§ SOURCE MATERIAL:
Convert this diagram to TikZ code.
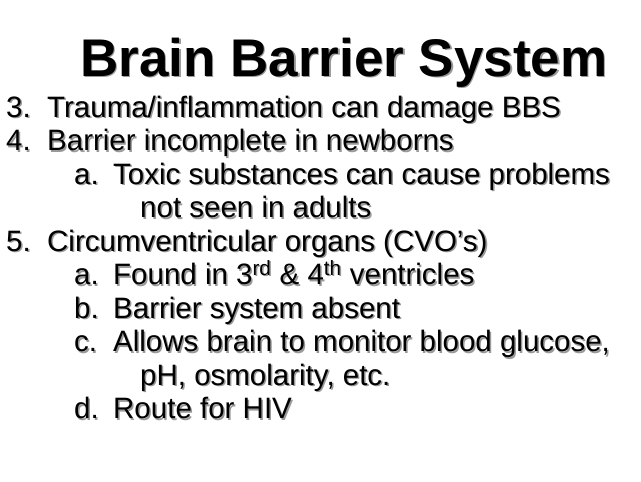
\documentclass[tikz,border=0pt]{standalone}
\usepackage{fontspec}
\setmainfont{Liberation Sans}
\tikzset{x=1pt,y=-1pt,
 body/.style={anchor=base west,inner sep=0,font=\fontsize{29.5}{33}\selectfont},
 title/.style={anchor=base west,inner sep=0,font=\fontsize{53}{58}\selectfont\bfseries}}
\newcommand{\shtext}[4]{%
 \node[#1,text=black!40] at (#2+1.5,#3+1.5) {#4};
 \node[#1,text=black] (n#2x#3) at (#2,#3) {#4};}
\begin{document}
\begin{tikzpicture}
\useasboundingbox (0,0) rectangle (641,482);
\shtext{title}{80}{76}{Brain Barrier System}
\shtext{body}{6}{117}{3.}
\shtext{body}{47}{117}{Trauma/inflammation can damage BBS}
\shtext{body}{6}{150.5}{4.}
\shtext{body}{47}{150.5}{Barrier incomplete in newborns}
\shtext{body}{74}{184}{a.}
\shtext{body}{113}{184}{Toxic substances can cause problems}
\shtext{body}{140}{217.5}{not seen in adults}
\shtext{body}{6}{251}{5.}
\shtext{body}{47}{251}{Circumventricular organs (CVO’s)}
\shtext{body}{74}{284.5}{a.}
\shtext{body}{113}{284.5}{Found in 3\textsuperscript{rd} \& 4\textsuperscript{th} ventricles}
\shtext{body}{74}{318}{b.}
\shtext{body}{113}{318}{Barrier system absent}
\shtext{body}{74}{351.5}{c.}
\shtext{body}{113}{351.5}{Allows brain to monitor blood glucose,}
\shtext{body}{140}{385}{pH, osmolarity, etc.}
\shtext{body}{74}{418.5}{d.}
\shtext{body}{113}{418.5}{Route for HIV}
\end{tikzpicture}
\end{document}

§ WORK TO BE COMPLETED:
Copy the listing over exactly, skipping the pictures it holds.

§ OUTPUT OF THE TASK:
Convert this diagram to TikZ code.
\documentclass[tikz,border=0pt]{standalone}
\usepackage{fontspec}
\setmainfont{Liberation Sans}
\tikzset{x=1pt,y=-1pt,
 body/.style={anchor=base west,inner sep=0,font=\fontsize{29.5}{33}\selectfont},
 title/.style={anchor=base west,inner sep=0,font=\fontsize{53}{58}\selectfont\bfseries}}
\newcommand{\shtext}[4]{%
 \node[#1,text=black!40] at (#2+1.5,#3+1.5) {#4};
 \node[#1,text=black] (n#2x#3) at (#2,#3) {#4};}
\begin{document}
\begin{tikzpicture}
\useasboundingbox (0,0) rectangle (641,482);
\shtext{title}{80}{76}{Brain Barrier System}
\shtext{body}{6}{117}{3.}
\shtext{body}{47}{117}{Trauma/inflammation can damage BBS}
\shtext{body}{6}{150.5}{4.}
\shtext{body}{47}{150.5}{Barrier incomplete in newborns}
\shtext{body}{74}{184}{a.}
\shtext{body}{113}{184}{Toxic substances can cause problems}
\shtext{body}{140}{217.5}{not seen in adults}
\shtext{body}{6}{251}{5.}
\shtext{body}{47}{251}{Circumventricular organs (CVO’s)}
\shtext{body}{74}{284.5}{a.}
\shtext{body}{113}{284.5}{Found in 3\textsuperscript{rd} \& 4\textsuperscript{th} ventricles}
\shtext{body}{74}{318}{b.}
\shtext{body}{113}{318}{Barrier system absent}
\shtext{body}{74}{351.5}{c.}
\shtext{body}{113}{351.5}{Allows brain to monitor blood glucose,}
\shtext{body}{140}{385}{pH, osmolarity, etc.}
\shtext{body}{74}{418.5}{d.}
\shtext{body}{113}{418.5}{Route for HIV}
\end{tikzpicture}
\end{document}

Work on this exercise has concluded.